Weather is Fine, Wish You Were Here

How’d you like a pre-election postcard from central Florida? I left 30-degree Vermont Monday and landed back in what seems the middle of July, made all the hotter by the political hot air.

My friend Matt and I volunteered to spend the last week before the election helping MoveOn’s political action committee turn out the vote for John Kerry. We landed in Tampa and immediately hit the phones and started knocking on doors. The difference between cinch state and swing state became immediately obvious.

We were assigned to canvass a wealthy neighborhood on an island in Hillsborough Bay. Our hearts sunk as we arrived on the streets. The lawns were dotted with Bush-Cheney signs, but there was not a Kerry-Edwards placard in sight. “Maybe people are using the Bush signs for scary Halloween decorations,” Matt said.

After knocking a few doors, we found plenty of Democrats, who said the dearth of signs was due to cruising cars full of Young Republicans who troll the neighborhoods after dark, stealing Kerry signs to make it look as if the Massachusetts senator has no support. From what we’ve heard, it’s a common practice around Florida.

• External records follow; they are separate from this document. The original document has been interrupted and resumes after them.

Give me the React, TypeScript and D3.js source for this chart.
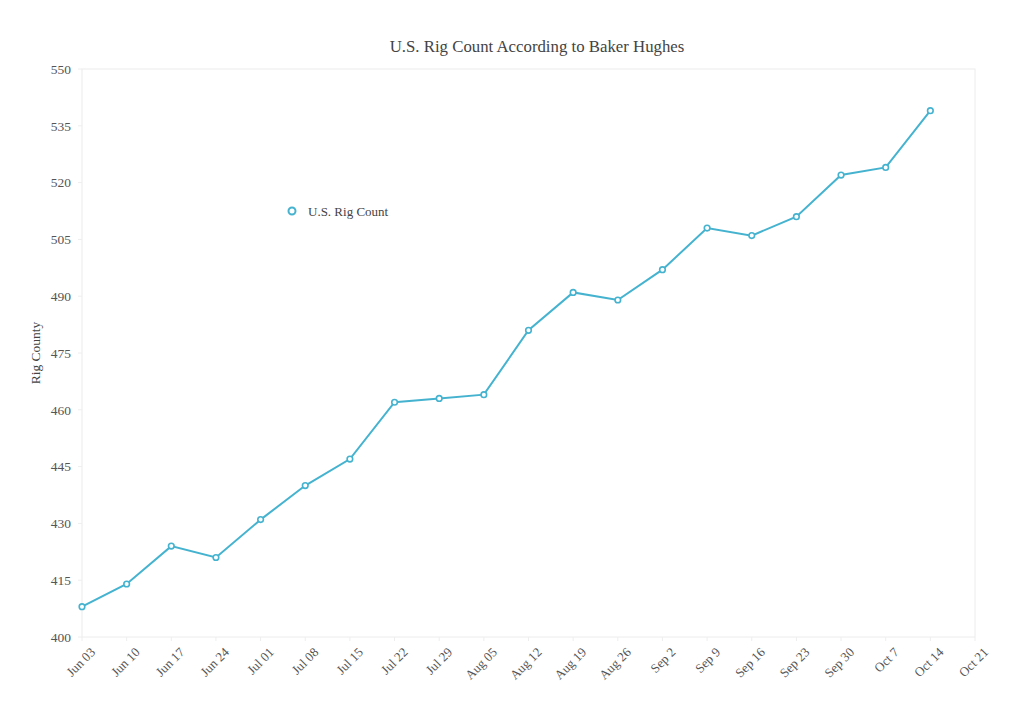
import React from "react";
import * as d3 from "d3";

const categories = ["Jun 03","Jun 10","Jun 17","Jun 24","Jul 01","Jul 08","Jul 15","Jul 22","Jul 29","Aug 05","Aug 12","Aug 19","Aug 26","Sep 2","Sep 9","Sep 16","Sep 23","Sep 30","Oct 7","Oct 14","Oct 21"];
const rigCount: (number | null)[] = [408,414,424,421,431,440,447,462,463,464,481,491,489,497,508,506,511,522,524,539,null];
const yTicks = [400,415,430,445,460,475,490,505,520,535,550];

const W = 1024, H = 719;
const M = { left: 82, right: 975, top: 69, bottom: 637 };
const FONT = "Georgia, 'Liberation Serif', 'DejaVu Serif', serif";
const COLOR = "#45b3cf";

export default function App() {
  const x = d3.scalePoint<string>().domain(categories).range([M.left, M.right]);
  const y = d3.scaleLinear().domain([400, 550]).range([M.bottom, M.top]);
  const pts = categories.map((c, i) => ({ c, v: rigCount[i] })).filter(d => d.v != null) as { c: string; v: number }[];
  const line = d3.line<{ c: string; v: number }>().x(d => x(d.c)!).y(d => y(d.v));
  return (
    <svg width={W} height={H} style={{ position: "absolute", left: 0, top: 0, background: "#fff" }} fontFamily={FONT}>
      <rect x={0} y={0} width={W} height={H} fill="#fff" />
      <text x={537} y={52} textAnchor="middle" fontSize={16.8} fill="#444">U.S. Rig Count According to Baker Hughes</text>
      <rect x={M.left} y={M.top} width={M.right - M.left} height={M.bottom - M.top} fill="none" stroke="#ececec" strokeWidth={1} />
      {yTicks.map(t => (
        <g key={t}>
          <line x1={M.left - 4} x2={M.left} y1={y(t)} y2={y(t)} stroke="#eee" />
          <text x={M.left - 11} y={y(t)} dy="0.35em" textAnchor="end" fontSize={13.5} fill="#555">{t}</text>
        </g>
      ))}
      {categories.map(c => (
        <g key={c}>
          <line x1={x(c)} x2={x(c)} y1={M.bottom} y2={M.bottom + 4} stroke="#eee" />
          <text transform={`translate(${x(c)! + 14},${M.bottom + 16}) rotate(-45)`} textAnchor="end" fontSize={13} fill="#555">{c}</text>
        </g>
      ))}
      <text transform={`translate(40,${(M.top + M.bottom) / 2}) rotate(-90)`} textAnchor="middle" fontSize={13.5} fill="#444">Rig County</text>
      <path d={line(pts)!} fill="none" stroke={COLOR} strokeWidth={2} />
      {pts.map(p => (
        <circle key={p.c} cx={x(p.c)} cy={y(p.v)} r={2.8} fill="#fff" stroke={COLOR} strokeWidth={1.6} />
      ))}
      <circle cx={292} cy={211} r={3.5} fill="#fff" stroke={COLOR} strokeWidth={2} />
      <text x={308} y={211} dy="0.35em" fontSize={13} fill="#444">U.S. Rig Count</text>
    </svg>
  );
}
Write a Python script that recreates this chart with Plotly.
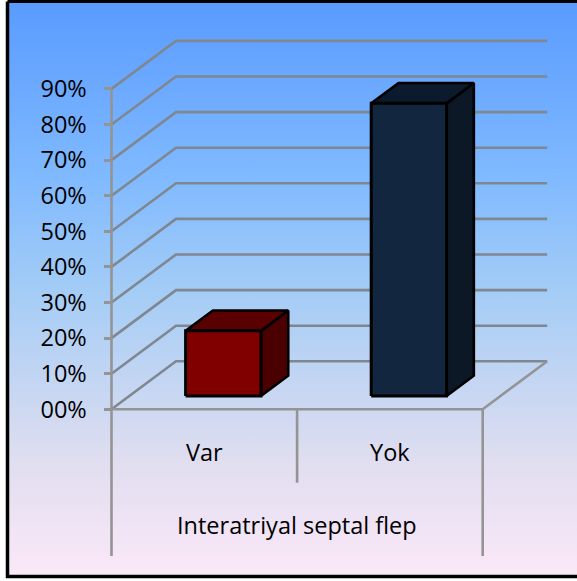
import plotly.graph_objects as go

# ---- data ----
categories = ["Var", "Yok"]
values = [18.3, 82.2]
front_colors = ["#800000", "#122640"]
top_colors = ["#5a0000", "#0b1a2c"]
side_colors = ["#4a0000", "#0c1825"]
y_ticks = [0, 10, 20, 30, 40, 50, 60, 70, 80, 90]
y_tick_labels = ["00%", "10%", "20%", "30%", "40%", "50%", "60%", "70%", "80%", "90%"]
group_title = "Interatriyal septal flep"

# ---- layout constants ----
W, H = 577, 581
PX_PER_CAT = 185.6
PX_PER_PCT = 3.56
X0_PX, Y0_PX = 111.5, 409.3
DEPTH_X = 64.5 / PX_PER_CAT     # category units per full depth
DEPTH_Y = 48.0 / PX_PER_PCT     # percent units per full depth
BAR_LEFT, BAR_W = 0.303, 0.406
BAR_D0, BAR_D1 = 0.277, 0.70
GRID = "#7f8791"
AXIS = "#949494"
FONT = "Open Sans"
FS = 23.5

xr = [-X0_PX / PX_PER_CAT, (W - X0_PX) / PX_PER_CAT]
yr = [-(H - Y0_PX) / PX_PER_PCT, Y0_PX / PX_PER_PCT]


def px2x(p):
    return (p - X0_PX) / PX_PER_CAT


def px2y(p):
    return (Y0_PX - p) / PX_PER_PCT


def proj(c, v, d=0.0):
    return c + d * DEPTH_X, v + d * DEPTH_Y


def poly(points, fill=None, line=None, lw=2.6):
    xs = [p[0] for p in points]
    ys = [p[1] for p in points]
    kw = dict(x=xs, y=ys, mode="lines", hoverinfo="skip", showlegend=False,
              line=dict(color=line or "rgba(0,0,0,0)", width=lw))
    if fill:
        kw.update(fill="toself", fillcolor=fill)
    return go.Scatter(**kw)


fig = go.Figure()

# page background gradient
fig.add_trace(go.Scatter(
    x=[px2x(9), px2x(W + 2), px2x(W + 2), px2x(9), px2x(9)],
    y=[px2y(3), px2y(3), px2y(576), px2y(576), px2y(3)],
    mode="lines", fill="toself", line=dict(width=0), hoverinfo="skip", showlegend=False,
    fillgradient=dict(type="vertical", colorscale=[
        [0.0, "#fbe8f8"], [0.20, "#e0deF0"], [0.50, "#a3ccf6"],
        [0.70, "#7fb9ff"], [1.0, "#5a9bff"]]),
))

# frame
frame = [(px2x(7.5), px2y(1.5)), (px2x(W + 5), px2y(1.5))]
fig.add_trace(poly(frame, line="#000000", lw=3))
frame = [(px2x(7.5), px2y(1.5)), (px2x(7.5), px2y(576.5)), (px2x(W + 5), px2y(576.5))]
fig.add_trace(poly(frame, line="#000000", lw=3.5))

# wall gridlines
for v in y_ticks:
    pts = [proj(0, v), proj(0, v, 1), proj(2, v, 1)]
    fig.add_trace(poly(pts, line=GRID))

# floor front and side
fig.add_trace(poly([proj(0, 0), proj(2, 0), proj(2, 0, 1)], line=AXIS))

# axis verticals
bottom = px2y(556)
mid_bottom = px2y(482.7)
fig.add_trace(poly([(0, y_ticks[-1]), (0, bottom)], line=AXIS))
fig.add_trace(poly([(1, 0), (1, mid_bottom)], line=AXIS))
fig.add_trace(poly([(2, 0), (2, bottom)], line=AXIS))

# bars
for i, val in enumerate(values):
    l, r = i + BAR_LEFT, i + BAR_LEFT + BAR_W
    fig.add_trace(poly([proj(r, 0, BAR_D0), proj(r, 0, BAR_D1), proj(r, val, BAR_D1),
                        proj(r, val, BAR_D0), proj(r, 0, BAR_D0)],
                       fill=side_colors[i], line="#000000"))
    fig.add_trace(poly([proj(l, val, BAR_D0), proj(r, val, BAR_D0), proj(r, val, BAR_D1),
                        proj(l, val, BAR_D1), proj(l, val, BAR_D0)],
                       fill=top_colors[i], line="#000000"))
    fig.add_trace(poly([proj(l, 0, BAR_D0), proj(r, 0, BAR_D0), proj(r, val, BAR_D0),
                        proj(l, val, BAR_D0), proj(l, 0, BAR_D0)],
                       fill=front_colors[i], line="#000000", lw=3))

# category labels
annotations = []
for i, c in enumerate(categories):
    annotations.append(dict(x=i + 0.5, y=px2y(452), text=c, showarrow=False,
                            xanchor="center", yanchor="middle",
                            font=dict(family=FONT, size=FS, color="#000000")))
annotations.append(dict(x=1.0, y=px2y(525), text=group_title, showarrow=False,
                        xanchor="center", yanchor="middle",
                        font=dict(family=FONT, size=FS, color="#000000")))

fig.update_layout(
    width=W, height=H, margin=dict(l=0, r=0, t=0, b=0, pad=0),
    paper_bgcolor="#ffffff", plot_bgcolor="rgba(0,0,0,0)",
    showlegend=False, annotations=annotations,
    xaxis=dict(range=xr, visible=False, fixedrange=True, domain=[0, 1]),
    yaxis=dict(range=yr, anchor="free", position=X0_PX / W, side="left",
               tickmode="array", tickvals=y_ticks, ticktext=y_tick_labels,
               ticks="outside", ticklen=8, tickwidth=2.5, tickcolor=AXIS,
               showgrid=False, zeroline=False, showline=False, fixedrange=True,
               ticklabelstandoff=12,
               tickfont=dict(family=FONT, size=FS, color="#000000")),
)
fig.write_html("out.html", config={"displayModeBar": False},
               post_script="document.body.style.margin='0';document.documentElement.style.overflow='hidden';")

It had been 14 (Matt) or 16 (me) years since we’d canvassed, but the rust shook off quickly. I had the honor of shaking the hand of George H. Dukes, who first voted to elect Franklin Roosevelt in 1932 and has already cast his early ballot in this year’s poll. His eyes were clear, his mind was sharp and he was togged out in a florescent green vest for his evening constitutional.

Disturbingly, there was also a house where the Democrat inside asked Matt not to speak so loudly, for fear her neighbors would hear that she was supporting John Kerry; in another, residents were afraid to sign anything political. Even eight and nine-year-old kids playing in the street were arguing politics. “We’re voting for George Bush,” one pre-teen boy said, appropriating his parents’ views as his own. “You obviously don’t
understand politics,” a pre-teen girl responded.

The MoveOn office is located above an Irish bar (“The Dubliner – since 2002”) in a reviving neighborhood. The organizer staff is comprised of 20 20-somethings, most from San Francisco.

MoveOn is involved in a “tag and drag” movement. Volunteers work the phones and front doors, identifying likely Kerry voters (“tagging”) and on Election Day, there’s an all-out movement to get them to the polls (“dragging”).

After a dizzy 36 hours in Tampa, Matt and I were sent north to Ocala (north of Orlando, south of Gainesville) with two cell phones, a list of names and six days to turn out as many voters as we can. We eat in the car and sleep (when we can) on a volunteer’s couches.

National news, even news about the campaign, passes like a rumor due to our remote location and the fact that we’re engaged in our GOTV effort for 18 hours a day. We know there’s some dispute about a weapons cache, Yasir Arafat is not well.

We hear daily rumors of electoral improprieties, but we’re not here to write an expose, we’re here to turn out votes. We know for certain that Boston won the series. (An omen?) In the tense, contentious swing state atmosphere, baseball is the one thing everyone is happy to talk about. Even the folks with the Bush signs on their lawns seem to have been rooting for the Sox. I’m taking that as a message from the better natures of those Republicans that they, too want to see Massachusetts come out on top.

Being here, I realize how easy it is to live in a clinch state and shake my head with my lefty friends about the state of America. Here, in a swing state with heavy GOP presence, I’m awed and humbled by the people who daily stand for progressive principles in the face of scorn. They’re the patriots of 21st century democracy.